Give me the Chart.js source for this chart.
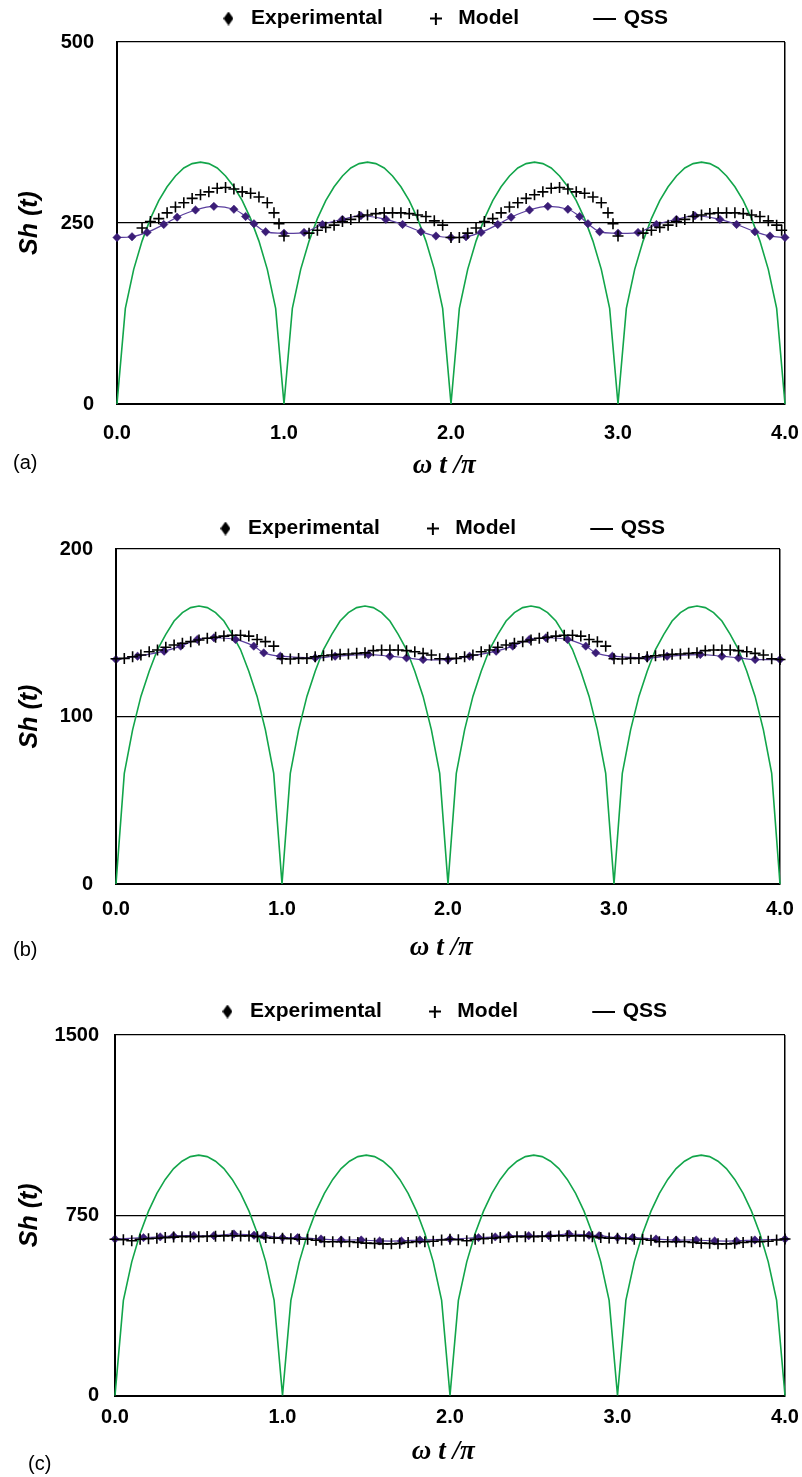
<!DOCTYPE html>
<html><head><meta charset="utf-8">
<script src="https://cdn.jsdelivr.net/npm/chart.js@4.4.1/dist/chart.umd.min.js"></script>
<style>
html,body{margin:0;padding:0;background:#fff;}
body{width:802px;height:1477px;position:relative;overflow:hidden;}
canvas{position:absolute;left:0;}
.tag{position:absolute;font:20px 'Liberation Sans',Arial,sans-serif;color:#000;line-height:23px;white-space:nowrap;}
</style></head>
<body>
<canvas id="ca" width="802" height="480" style="top:2px"></canvas>
<canvas id="cb" width="802" height="452" style="top:512px"></canvas>
<canvas id="cc" width="802" height="473" style="top:995px"></canvas>
<div class="tag" style="left:13px;top:451px">(a)</div>
<div class="tag" style="left:13px;top:938px">(b)</div>
<div class="tag" style="left:28px;top:1452px">(c)</div>
<script>
// ---------- text ----------
const legendLabels = ['Experimental', 'Model', 'QSS'];
const legendSpaces = [6, 11, 3];
const xTitle = 'ω t /π';
const xTitleTrail = 2;
const yTitle = 'Sh (t)';

// ---------- shared x grid (ωt/π) ----------
const gridX = [0,0.05,0.1,0.15,0.2,0.25,0.3,0.35,0.4,0.45,0.5,0.55,0.6,0.65,0.7,0.75,0.8,0.85,0.9,0.95,
1,1.05,1.1,1.15,1.2,1.25,1.3,1.35,1.4,1.45,1.5,1.55,1.6,1.65,1.7,1.75,1.8,1.85,1.9,1.95,
2,2.05,2.1,2.15,2.2,2.25,2.3,2.35,2.4,2.45,2.5,2.55,2.6,2.65,2.7,2.75,2.8,2.85,2.9,2.95,
3,3.05,3.1,3.15,3.2,3.25,3.3,3.35,3.4,3.45,3.5,3.55,3.6,3.65,3.7,3.75,3.8,3.85,3.9,3.95,4];

// ---------- panel (a) ----------
const yTicksA = [0, 250, 500];
const expXA = [0,0.09,0.18,0.28,0.36,0.47,0.58,0.70,0.77,0.82,0.89,1.00,1.12,1.23,1.35,1.46,1.61,1.71,1.82,1.91,
2.00,2.09,2.18,2.28,2.36,2.47,2.58,2.70,2.77,2.82,2.89,3.00,3.12,3.23,3.35,3.46,3.61,3.71,3.82,3.91,4.00];
const expYA = [230,231,237,248,258,268,273,269,259,249,238,236,237,248,255,260,255,248,238,232,
230,231,237,248,258,268,273,269,259,249,238,236,237,248,255,260,255,248,238,232,230];
const modelXA = [0.15,0.2,0.25,0.3,0.35,0.4,0.45,0.5,0.55,0.6,0.65,0.7,0.75,0.8,0.85,0.9,0.94,0.97,1.0,
1.15,1.2,1.25,1.3,1.35,1.4,1.45,1.5,1.55,1.6,1.65,1.7,1.75,1.8,1.85,1.9,1.95,
2.0,2.05,2.1,2.15,2.2,2.25,2.3,2.35,2.4,2.45,2.5,2.55,2.6,2.65,2.7,2.75,2.8,2.85,2.9,2.94,2.97,3.0,
3.15,3.2,3.25,3.3,3.35,3.4,3.45,3.5,3.55,3.6,3.65,3.7,3.75,3.8,3.85,3.9,3.95,3.98];
const modelYA = [243,252,256,264,272,278,284,289,293,298,299,297,293,291,286,278,264,249,232,
236,240,244,247,252,255,259,261,263,264,264,264,263,261,259,253,247,
230,230,236,243,252,256,264,272,278,284,289,293,298,299,297,293,291,286,278,264,249,232,
236,240,244,247,252,255,259,261,263,264,264,264,263,261,259,253,247,240];
const qssYA = [0,132,186,225,256,281,300,315,326,332,334,332,326,315,300,281,256,225,186,132,
0,132,186,225,256,281,300,315,326,332,334,332,326,315,300,281,256,225,186,132,
0,132,186,225,256,281,300,315,326,332,334,332,326,315,300,281,256,225,186,132,
0,132,186,225,256,281,300,315,326,332,334,332,326,315,300,281,256,225,186,132,0];

// ---------- panel (b) ----------
const yTicksB = [0, 100, 200];
const expXB = [0,0.13,0.29,0.39,0.49,0.59,0.72,0.83,0.89,0.99,1.20,1.32,1.52,1.65,1.75,1.85,
2.00,2.13,2.29,2.39,2.49,2.59,2.72,2.83,2.89,2.99,3.20,3.32,3.52,3.65,3.75,3.85,4.00];
const expYB = [134,136,139,142,146,147,146,142,138,136,135,136,137,136,135,134,
134,136,139,142,146,147,146,142,138,136,135,136,137,136,135,134,134];
const modelYB = [134.5,134.7,135.7,136.7,138.7,139.7,141.3,142.7,143.7,144.7,145.7,146.7,147.3,148,148.5,148.5,148,146,144.7,142,
134.5,134.3,134.7,134.7,135.7,136.3,136.7,137.1,137.3,137.7,138,139.3,139.7,139.7,139.7,139.3,138.7,137.7,136.7,134.5,
134.5,134.7,135.7,136.7,138.7,139.7,141.3,142.7,143.7,144.7,145.7,146.7,147.3,148,148.5,148.5,148,146,144.7,142,
134.5,134.3,134.7,134.7,135.7,136.3,136.7,137.1,137.3,137.7,138,139.3,139.7,139.7,139.7,139.3,138.7,137.7,136.7,134.5,134];
const qssYB = [0,66,92,112,127,140,149,157,162,165,166,165,162,157,149,140,127,112,92,66,
0,66,92,112,127,140,149,157,162,165,166,165,162,157,149,140,127,112,92,66,
0,66,92,112,127,140,149,157,162,165,166,165,162,157,149,140,127,112,92,66,
0,66,92,112,127,140,149,157,162,165,166,165,162,157,149,140,127,112,92,66,0];

// ---------- panel (c) ----------
const yTicksC = [0, 750, 1500];
const expXC = [0,0.17,0.27,0.35,0.47,0.59,0.71,0.83,0.89,1.00,1.09,1.23,1.35,1.47,1.58,1.71,1.82,
2.00,2.17,2.27,2.35,2.47,2.59,2.71,2.83,2.89,3.00,3.09,3.23,3.35,3.47,3.58,3.71,3.82,4.00];
const expYC = [651,657,660,664,665,665,672,667,665,657,657,651,647,647,643,643,647,
651,657,660,664,665,665,672,667,665,657,657,651,647,647,643,643,647,651];
const modelYC = [650,648,644,650,652,654,657,659,661,661,661,662,663,664,665,664,664,661,657,655,
654,652,650,650,646,640,640,640,640,637,634,633,631,631,633,637,640,640,642,647,
650,648,644,650,652,654,657,659,661,661,661,662,663,664,665,664,664,661,657,655,
654,652,650,650,646,640,640,640,640,637,634,633,631,631,633,637,640,640,642,647,651];
const qssYC = [0,396,556,674,767,841,899,944,975,994,1000,994,975,944,899,841,767,674,556,396,
0,396,556,674,767,841,899,944,975,994,1000,994,975,944,899,841,767,674,556,396,
0,396,556,674,767,841,899,944,975,994,1000,994,975,944,899,841,767,674,556,396,
0,396,556,674,767,841,899,944,975,994,1000,994,975,944,899,841,767,674,556,396,0];

// ---------- styles ----------
const PURPLE = '#3B1D77';
const PURPLE_LINE = '#5A3E9E';
const GREEN = '#12A54A';
const SANS = "'Liberation Sans', Arial, sans-serif";
const SERIF = "'Liberation Serif', 'Times New Roman', serif";

function pairs(xs, ys){ return xs.map((x,i)=>({x:x, y:ys[i]})); }

function markerCanvas(kind){
  const c = document.createElement('canvas');
  const g = c.getContext('2d');
  if (kind === 'diamond'){
    c.width = 10; c.height = 14;
    g.fillStyle = '#000';
    g.beginPath(); g.moveTo(5,0); g.lineTo(10,7); g.lineTo(5,14); g.lineTo(0,7); g.closePath(); g.fill();
  } else if (kind === 'plus'){
    c.width = 12; c.height = 12;
    g.fillStyle = '#000';
    g.fillRect(0,5,12,2); g.fillRect(5,0,2,12);
  } else {
    c.width = 30; c.height = 2;
    g.fillStyle = '#000';
    g.fillRect(7,0,23,2);
  }
  return c;
}
const legendMarkers = [markerCanvas('diamond'), markerCanvas('plus'), markerCanvas('dash')];

const legendExtra = {
  id: 'legendExtra',
  beforeLayout(chart, args, opts){
    const lg = chart.legend;
    if (lg && !lg.__wrapped){
      const fit = lg.fit.bind(lg);
      lg.fit = function(){ fit(); this.height += (opts.extra || 0); };
      lg.__wrapped = true;
    }
  }
};

function build(id, p){
  const el = document.getElementById(id);
  const lastX = 4;
  return new Chart(el, {
    type: 'scatter',
    plugins: [legendExtra],
    data: { datasets: [
      { label: legendLabels[0], data: pairs(p.expX, p.expY), showLine: true, tension: 0.4,
        borderColor: PURPLE_LINE, borderWidth: 1.2, pointStyle: 'rectRot', pointRadius: 4.2,
        pointBackgroundColor: PURPLE, pointBorderColor: PURPLE, pointBorderWidth: 0.5, clip: false, order: 1 },
      { label: legendLabels[1], data: pairs(p.modelX, p.modelY), showLine: false, pointStyle: 'cross',
        pointRadius: 5.5, pointBorderColor: '#000', borderColor: '#000', pointBorderWidth: 1.6, clip: false, order: 0 },
      { label: legendLabels[2], data: pairs(gridX, p.qssY), showLine: true, tension: 0,
        borderColor: GREEN, borderWidth: 1.6, pointRadius: 0, clip: false, order: 2 }
    ]},
    options: {
      responsive: false, animation: false, events: [],
      layout: { padding: { left: 0, right: p.padR, top: 0, bottom: 0 } },
      plugins: {
        tooltip: { enabled: false },
        legendExtra: { extra: p.legendExtra },
        legend: {
          display: true, position: 'top', fullSize: false, align: 'center',
          labels: {
            usePointStyle: true, pointStyleWidth: 24, padding: 6, color: '#000',
            font: { family: SANS, size: 21, weight: 'bold' },
            generateLabels: () => legendLabels.map((t,i)=>({
              text: t + ' '.repeat(legendSpaces[i]), pointStyle: legendMarkers[i],
              fillStyle: '#000', strokeStyle: '#000', lineWidth: 0, hidden: false,
              datasetIndex: i, fontColor: '#000'
            }))
          }
        }
      },
      scales: {
        x: {
          type: 'linear', min: 0, max: lastX,
          ticks: { stepSize: 1, padding: p.xTickPad, color: '#000', maxRotation: 0, autoSkip: false,
                   font: { family: SANS, size: 20, weight: 'bold' }, callback: v => Number(v).toFixed(1) },
          grid: { drawTicks: false, lineWidth: 1.5,
                  color: c => (c.tick && (c.tick.value === 0 || c.tick.value === lastX)) ? '#000' : 'rgba(0,0,0,0)' },
          border: { display: true, color: '#000', width: 2 },
          title: { display: true, text: xTitle + ' '.repeat(xTitleTrail), color: '#000', padding: { top: 0, bottom: 0 },
                   font: { family: SERIF, size: 27, weight: 'bold', style: 'italic' } },
          afterFit: s => { s.height = p.xAxisH; s.paddingLeft = 0; s.paddingRight = 0; }
        },
        y: {
          type: 'linear', min: p.yTicks[0], max: p.yTicks[p.yTicks.length-1],
          afterBuildTicks: s => { s.ticks = p.yTicks.map(v => ({ value: v })); },
          ticks: { padding: p.yTickPad, color: '#000', font: { family: SANS, size: 20, weight: 'bold' },
                   callback: v => String(v) },
          grid: { drawTicks: false, color: '#000', lineWidth: 1.3 },
          border: { display: true, color: '#000', width: 2 },
          title: { display: true, text: yTitle, color: '#000', padding: { top: p.yTitlePad, bottom: 0 },
                   font: { family: SANS, size: 25, weight: 'bold', style: 'italic' } },
          afterFit: s => { s.width = p.yAxisW; s.paddingTop = 0; s.paddingBottom = 0; }
        }
      }
    }
  });
}

build('ca', { expX: expXA, expY: expYA, modelX: modelXA, modelY: modelYA, qssY: qssYA, yTicks: yTicksA,
  padR: 17, yAxisW: 117, xAxisH: 78, xTickPad: 17, yTickPad: 23, yTitlePad: 15, legendExtra: 3 });
build('cb', { expX: expXB, expY: expYB, modelX: gridX, modelY: modelYB, qssY: qssYB, yTicks: yTicksB,
  padR: 22, yAxisW: 116, xAxisH: 80, xTickPad: 13, yTickPad: 23, yTitlePad: 15, legendExtra: 0 });
build('cc', { expX: expXC, expY: expYC, modelX: gridX, modelY: modelYC, qssY: qssYC, yTicks: yTicksC,
  padR: 17, yAxisW: 115, xAxisH: 72.5, xTickPad: 9.5, yTickPad: 16, yTitlePad: 15, legendExtra: 3 });
</script>
</body></html>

**Exercise directions**
Read through the lines above and collect those that contain the string "this".

**Exercise output**
Give me the Chart.js source for this chart.
      lg.fit = function(){ fit(); this.height += (opts.extra || 0); };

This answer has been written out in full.